Banksy-Dokumentation im Fernsehen : Drehort ausgekochtes Künstlerhirn
In dem Dokumentarfilm „Exit Through the Gift Shop“ mischt Street-Art-Aktionist Banksy die Kunstwelt auf. Er entlarvt, wie auf dem Kunstmarkt auch mit schrägem Schrott Geld zu machen ist.
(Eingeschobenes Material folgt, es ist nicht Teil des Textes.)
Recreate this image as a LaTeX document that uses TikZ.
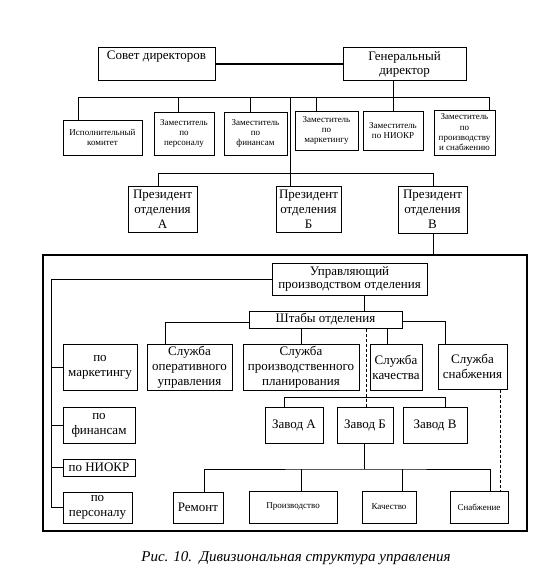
\documentclass[tikz,border=0pt]{standalone}
\usepackage{fontspec}
\setmainfont{Liberation Serif}
\begin{document}
\begin{tikzpicture}[x=1pt,y=-1pt,
  box/.style={draw, line width=1pt, inner sep=0pt, align=center, font=\fontsize{13}{15}\selectfont},
  sm/.style={box, font=\fontsize{9}{10.3}\selectfont},
  ln/.style={line width=1pt},
  dsh/.style={line width=1pt, dash pattern=on 3pt off 2pt}]
\useasboundingbox[fill=white] (0,0) rectangle (558,578);

% top level
\node[box, minimum width=117pt, minimum height=32pt] (sovet) at (156.5,64) {};
\node[font=\fontsize{13}{15}\selectfont, inner sep=0pt] (sovett) at (156.5,57) {Совет директоров};
\node[box, minimum width=123pt, minimum height=32pt, font=\fontsize{13}{14}\selectfont] (gen) at (404.5,64) {Генеральный\\директор};
\draw[line width=1.5pt] (sovet) -- (gen);

% deputies
\node[sm, minimum width=79pt, minimum height=35pt] (isp) at (102.5,137.5) {Исполнительный\\комитет};
\node[sm, minimum width=60pt, minimum height=43pt] (zper) at (184,133.5) {Заместитель\\по\\персоналу};
\node[sm, minimum width=63pt, minimum height=43pt] (zfin) at (255.5,133.5) {Заместитель\\по\\финансам};
\node[sm, minimum width=63pt, minimum height=39pt] (zmark) at (326.5,130.5) {Заместитель\\по\\маркетингу};
\node[sm, minimum width=60pt, minimum height=39pt] (zniokr) at (393,130.5) {Заместитель\\по НИОКР};
\node[sm, minimum width=61pt, minimum height=45pt] (zproizv) at (464.5,132.5) {Заместитель\\по\\производству\\и снабжению};

\coordinate (bL) at (78,97);
\coordinate (b2) at (178,97);
\coordinate (b3) at (250,97);
\coordinate (c1) at (290,97);
\coordinate (b4) at (316,97);
\coordinate (bR) at (489,97);
\draw[ln] (gen.south -| zniokr.north) -- (zniokr.north);
\draw[ln] (bL |- isp.north) -- (bL) -- (bR) -- (bR |- zproizv.north);
\draw[ln] (b2) -- (b2 |- zper.north);
\draw[ln] (b3) -- (b3 |- zfin.north);
\draw[ln] (b4) -- (b4 |- zmark.north);

% presidents
\node[box, minimum width=69pt, minimum height=46pt] (prA) at (162.5,209) {Президент\\отделения\\А};
\node[box, minimum width=65pt, minimum height=46pt] (prB) at (308.5,209) {Президент\\отделения\\Б};
\node[box, minimum width=69pt, minimum height=47pt] (prV) at (432.5,209.5) {Президент\\отделения\\В};
\coordinate (pL) at (158,173);
\coordinate (pR) at (433,173);
\draw[ln] (c1) -- (c1 |- prB.north);
\draw[ln] (pL |- prA.north) -- (pL) -- (pR) -- (pR |- prV.north);

% division frame
\node[draw, line width=1.5pt, minimum width=484pt, minimum height=276pt, inner sep=0pt] (frame) at (285,393) {};
\draw[ln] (pR |- prV.south) -- (pR |- frame.north);

\node[box, minimum width=155pt, minimum height=32pt, font=\fontsize{13}{13.5}\selectfont] (upr) at (349.5,279) {Управляющий\\производством отделения};
\node[box, minimum width=153pt, minimum height=17pt] (shtab) at (325.5,319.5) {Штабы отделения};

\node[box, minimum width=74pt, minimum height=46pt] (mark) at (100,367) {по\\маркетингу};
\node[box, minimum width=85pt, minimum height=46pt] (oper) at (189.5,367) {Служба\\оперативного\\управления};
\node[box, minimum width=116pt, minimum height=46pt] (plan) at (301,367) {Служба\\производственного\\планирования};
\node[box, minimum width=52pt, minimum height=46pt] (kach) at (396,367) {Служба\\качества};
\node[box, minimum width=69pt, minimum height=45pt] (snab) at (472.5,366.5) {Служба\\снабжения};

\node[box, minimum width=72pt, minimum height=36pt] (fin) at (99,425) {по\\финансам};
\node[box, minimum width=72pt, minimum height=17pt] (niokr) at (99,467.5) {по НИОКР};
\node[box, minimum width=69pt, minimum height=31pt] (pers) at (97.5,507.5) {по\\персоналу};

\node[box, minimum width=58pt, minimum height=36pt] (zA) at (294,425) {Завод А};
\node[box, minimum width=56pt, minimum height=36pt] (zB) at (365,425) {Завод Б};
\node[box, minimum width=64pt, minimum height=36pt] (zV) at (435,425) {Завод В};

\node[box, minimum width=50pt, minimum height=31pt] (rem) at (198,507.5) {Ремонт};
\node[sm, minimum width=88pt, minimum height=32pt] (proizv) at (293,507) {Производство};
\node[sm, minimum width=54pt, minimum height=32pt] (kach2) at (389,507) {Качество};
\node[sm, minimum width=58pt, minimum height=32pt] (snab2) at (479,507) {Снабжение};

% left staff line
\coordinate (lb) at (51,279);
\draw[ln] (upr.west) -- (lb) -- (lb |- pers.west) -- (pers.west);
\draw[ln] (lb |- mark.west) -- (mark.west);
\draw[ln] (lb |- fin.west) -- (fin.west);
\draw[ln] (lb |- niokr.west) -- (niokr.west);

% headquarters
\draw[ln] ([xshift=14.5pt]upr.south) -- ([xshift=14.5pt]upr.south |- shtab.north);
\draw[ln] ([yshift=-3pt]shtab.west) -| ([xshift=-24.5pt]oper.north);
\draw[ln] ([yshift=-1.5pt]shtab.east) -| ([xshift=-27.5pt]snab.north);
\draw[ln] (plan.north |- shtab.south) -- (plan.north);
\draw[ln] ([xshift=-9pt]kach.north |- shtab.south) -- ([xshift=-9pt]kach.north);
\draw[dsh] ([xshift=1.5pt]zB.north |- shtab.south) -- ([xshift=1.5pt]zB.north);
\draw[dsh] ([xshift=27.5pt]snab.south) -- ([xshift=27.5pt]snab.south |- snab2.north);

% plants
\draw[ln] ([xshift=-10pt]zA.north) -- ++(0,-9) -| ([xshift=10pt]zV.north);
\coordinate (lbus) at (364,469);
\draw[ln] ([xshift=-1pt]zB.south) -- (lbus);
\draw[ln] ([xshift=6pt]rem.north) |- (lbus) -| ([xshift=11pt]snab2.north);
\draw[ln] ([xshift=8pt]proizv.north) -- ([xshift=8pt]proizv.north |- lbus);
\draw[ln] ([xshift=13pt]kach2.north) -- ([xshift=13pt]kach2.north |- lbus);

% caption
\node[font=\fontsize{15}{17}\itshape] (cap) at (296,558) {Рис. 10.\ \ Дивизиональная структура управления};
\end{tikzpicture}
\end{document}
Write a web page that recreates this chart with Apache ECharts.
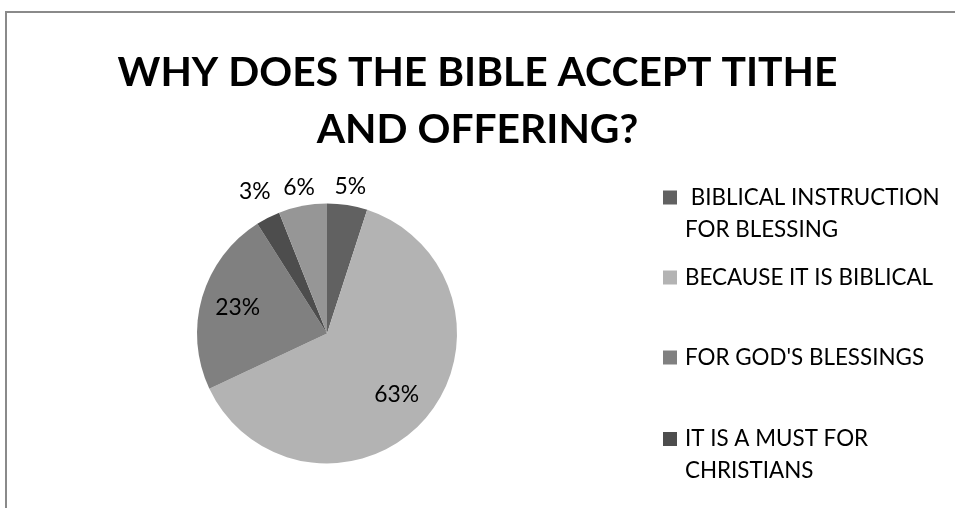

Man kann es kaum glauben, aber es gibt ihn wirklich, den Kauz Thierry Guetta. Er hat schon zwei Ausstellungen unter seinem Pseudonym „Mr. Brainwash“ in London eröffnet und dort seine Neonfarben-Trashkunst im sechsstelligen Pfundpreisbereich verkauft. Die Besucher standen Schlange, einmal um das Gebäude herum. Diese unheimliche Erfolgsgeschichte kann nur der Kunstmarkt schreiben, der sich damit selbst wieder einmal parodiert.
Begonnen hat alles 2010, im Kino, mit „Exit Through the Gift Shop“, begeisternd und verwirrend. Niemand wusste: Was ist wahr, und was ist Fake? In dem temporeichen Dokumentarfilm (definitiv einer der besten in den vergangenen Jahren) folgen wir Thierry Guetta, einem bis dahin braven Familienvater mit französischem Akzent, auf seiner Suche nach dem Street-Art-Künstler Banksy. Guetta plant einen Film über den großen Unbekannten, von dem wir nur die Sprayer-Kunst kennen - sie erzielt schon seit einigen Jahren hohe Zuschläge auf Auktionen.
Sind die Menschen wirklich so bescheuert?
Doch nicht Banksy wird zum Objekt des Films, sondern der schräge, überdrehte Thierry Guetta, der Suchende, Unfertige, Naive, Neugierige - kurzum, er ist eine ziemliche Nervensäge. Doch nun ist Banksy der Regisseur - angeblich. Wir folgen Guetta in die Nacht und begleiten ihn bei der Verwandlung zum erfolgreichen Künstler „Mr. Brainwash“. Der Film beschleunigt, je geschickter Guetta agiert und vormacht, wie man mit schrägem Schrott in der Kunstszene Aufmerksamkeit erregt (natürlich tut er stets so, als sei er da ungewollt hineingeraten) und sogar richtig Geld macht.
Doch nehmen wir dem Film das alles ab? Sind die Menschen wirklich so bescheuert? Wer ist dieser Thierry Guetta, der das behaupten darf? Mit dem Wissen um den Epilog in der Realität, die erfolgreiche Ausstellung der Marke „Mr. Brainwash“, liest sich der Film noch einmal anders: Guetta ist das Medium, mit dem sich Banksy einmischt, dem Kunstmarkt zeigt, was er ist - jenseits von illegalen Nacht-und-Nebel-Spray-Aktionen.
Sehnsucht nach dem großen Coup
Die Menschen kommen in Scharen und wollen teilhaben - warum? Das Publikum sehnt sich nach Ereignissen, die zumindest scheinbar in die Geschichte eingehen. Und sie hoffen auf einen ökonomischen Coup, auf steigende Preise, wie man sie bei Banksy in der Anfangszeit erleben durfte. Und Mr. Brainwash beziehungsweise Banksy weiß, wie man die Menge lockt: Die ersten 250 Besucher erhielten in London ein signiertes Poster. Marketing ist alles - auch in der Trash-Kunstszene.
Der Bayerische Rundfunk zeigt jetzt „Exit Through the Gift Shop“ in einer Reihe mit anderen Kunstdokumentarfilmen jeden Dienstagabend, unter anderen über Georg Baselitz und Andreas Gursky. Banksys unverschämter Guerrilladreh reibt sich vorteilhaft am Rest der Reihe und verändert sicherlich die Sicht auf die folgenden Filme.